Eigentlich schien im Mai 2021 alles bereits beschlossene Sache, die Verträge waren unterzeichnet: Die langjährigen Kooperationspartner BRL und PGW wollten künftig auch formal als Einheit zusammenarbeiten. Doch dann die Überraschung: „Der für Juni 2022 geplante Beitritt von PGW zu BRL wird nicht erfolgen“, hieß es in einer gemeinsamen Pressemitteilung.
Der Grund: PGW hat es sich innerhalb der einjährigen Probezeit anders überlegt. Die Steuerberatungsgesellschaft will ihre Unabhängigkeit nicht aufgeben. „Und wir beabsichtigen auch nicht, uns einer anderen Einheit anzuschließen“, sagte Namenspartner Dr. Peter Peters. Zwar seien die Gründe, die für einen Zusammenschluss mit einer größeren und bundesweiten Einheit sprechen – nämlich Digitalisierung, Internationalisierung und Fachkräftemangel – nach wie vor existent. Doch die Unabhängigkeit wog am Ende offenbar schwerer. Peters sollte als einziger der drei Partner auch in die Partnerriege bei BRL einziehen.
Für BRL ist die Entscheidung wenigstens ein kleiner Rückschlag. Denn noch im vergangenen Jahr galt die Übernahme der Bielefelder Kanzlei als Expansionsvorhaben der norddeutschen MDP. Von dem Büro erhoffte sich BRL vor allem eine Stärkung des M&A-Geschäfts in der Region. Interessant sei dabei vor allem der Mittelstand in der Region Ostwestfalen-Lippe gewesen.

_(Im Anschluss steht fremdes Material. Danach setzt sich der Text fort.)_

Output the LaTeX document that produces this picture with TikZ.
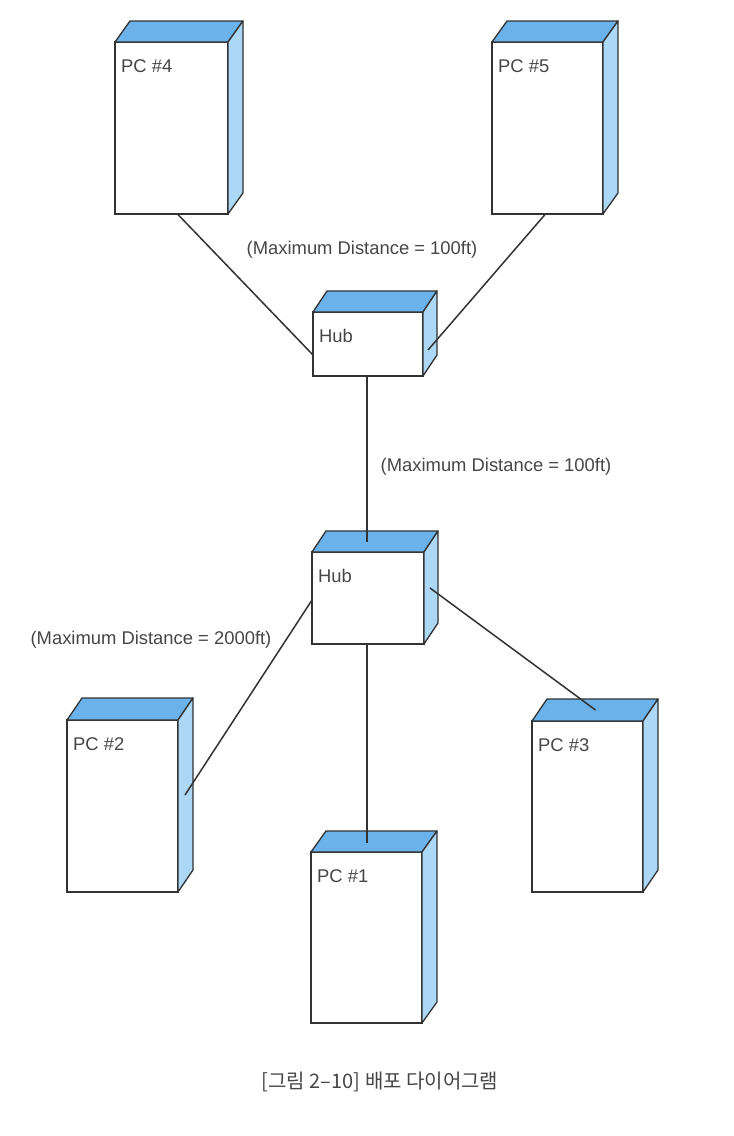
\documentclass[tikz,border=0pt]{standalone}
\usepackage{fontspec}
\setmainfont{Liberation Sans}
\newfontfamily\krfont{Noto Sans CJK KR}
\usetikzlibrary{calc}
\definecolor{topblue}{RGB}{108,178,234}
\definecolor{sideblue}{RGB}{172,216,246}
\definecolor{edgegray}{RGB}{50,50,50}
\definecolor{txtgray}{RGB}{70,70,70}
\tikzset{
  front/.style={draw=edgegray, line width=1.3pt, fill=white, rectangle, inner sep=0pt, outer sep=0pt},
  topface/.style={draw=edgegray, line width=1.3pt, fill=topblue, line join=round},
  sideface/.style={draw=edgegray, line width=1.3pt, fill=sideblue, line join=round},
  lbl/.style={inner sep=0pt, text=txtgray, font=\fontsize{18.4}{22}\selectfont},
  wire/.style={draw=edgegray, line width=1.5pt},
}
\newcommand\devbox[8]{%
  \node[front, minimum width=#4pt, minimum height=#5pt, anchor=north west] (#1) at (#2,#3) {};
  \filldraw[topface] (#1.north west) -- ++(#7,-#8) -- ++(#4,0) -- (#1.north east) -- cycle;
  \filldraw[sideface] (#1.north east) -- ++(#7,-#8) -- ++(0,#5) -- (#1.south east) -- cycle;
  \node[lbl, anchor=west] (#1-label) at ($(#1.north west)+(6,24)$) {#6};
}
\begin{document}
\begin{tikzpicture}[x=1pt,y=-1pt]
\useasboundingbox (0,0) rectangle (734,1136);
\devbox{pc4}{115}{42}{113}{172}{PC \#4}{15}{21}
\devbox{pc5}{492}{42}{111}{172}{PC \#5}{15}{21}
\devbox{hubA}{313}{312}{110}{64}{Hub}{14}{21}
\devbox{hubB}{312}{552}{112}{92}{Hub}{14}{21}
\devbox{pc2}{67}{720}{111}{172}{PC \#2}{15}{22}
\devbox{pc3}{532}{721}{111}{171}{PC \#3}{15}{22}
\devbox{pc1}{311}{852}{111}{171}{PC \#1}{15}{21}

\node[lbl] (d1) at (362,250) {(Maximum Distance = 100ft)};
\node[lbl] (d2) at (496,467) {(Maximum Distance = 100ft)};
\node[lbl] (d3) at (151,640) {(Maximum Distance = 2000ft)};
\node[inner sep=0pt, text=txtgray, font=\krfont\fontsize{20}{24}\selectfont] (cap) at (380,1082) {[그림 2–10] 배포 다이어그램};

\draw[wire] ($(pc4.south)+(6,0)$) -- ($(hubA.west)+(0,11)$);
\draw[wire] ($(pc5.south)+(-2,0)$) -- ($(hubA.east)+(5,6)$);
\draw[wire] ($(hubA.south)+(-1,0)$) -- ($(hubA.south |- hubB.north)+(-1,-10)$);
\draw[wire] ($(hubB.west)+(0,2)$) -- ($(pc2.east)+(7,-11)$);
\draw[wire] ($(hubB.east)+(6,-10)$) -- ($(pc3.north)+(8,-11)$);
\draw[wire] ($(hubB.south)+(-1,0)$) -- ($(hubB.south |- pc1.north)+(-1,-9)$);
\end{tikzpicture}
\end{document}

PGW ist in den Bereichen Tax Compliance, Steuerstrukturierung und Financial Services tätig und beschäftigt insgesamt 45 Mitarbeiter, davon sind zehn Berufsträger und wiederum drei Partner. Geplant war, Rechtsberatung sowie den Bereich Restrukturierung und Insolvenz – also zwei wesentliche Kerngebiete von BRL – perspektivisch vor Ort aufzubauen. In der Startphase sollten Rechtsanwälte aus Hamburg und Berlin das Bielefelder Team interimistisch unterstützen. Diesem Vorhaben ist BRL nachgekommen und hat drei Partner und einen Senior Associate an den Bielefelder Standort abbestellt. Das machte sich bezahlt: „Unser Vorhaben hat sich bestätigt und wir konnten einige erfolgreiche Transaktionsgeschäfte für PGW-Bestandsmandanten abwickeln“, sagte Dr. Rüdiger Brock, Rechtsanwalt und Partner bei BRL gegenüber JUVE.
Weiterhin Kooperationspartner
Aufgrund der erfolgreichen Zusammenarbeit wollen die Beratungseinheiten weiterhin miteinander kooperieren. Damit kann BRL den strategischen Teil aufrechterhalten. Die MDP wollte Bielefeld perspektivisch mit Hamburg und Berlin zum dritten Full-Service-Standort machen. An den anderen Standorten Dortmund, Bochum, Hannover, Frankfurt und München bietet die Kanzlei vor allem Insolvenzrecht an. Obwohl die vollständige Integration der Bielefelder Gesellschaft gescheitert ist, können weiterhin beide auf die jeweils anderen Ressourcen zurückgreifen. Dennoch: Da BRL den Standort nicht aufgeben will, ist es durchaus denkbar, dass die Kooperation beider Einheiten bald einem Wettbewerbsverhältnis weicht – sollte BRL mit seinem Vorhaben, in der Region Fuß zu fassen, Erfolg haben.
Im vergangenen Geschäftsjahr erwirtschaftete die MDP einen Jahresumsatz von 40 Millionen Euro, wovon 24,6 Millionen Euro durch Rechtsberatung und 9,2 Millionen Euro durch Steuerrechts- und Steuerberatung erzielt wurden.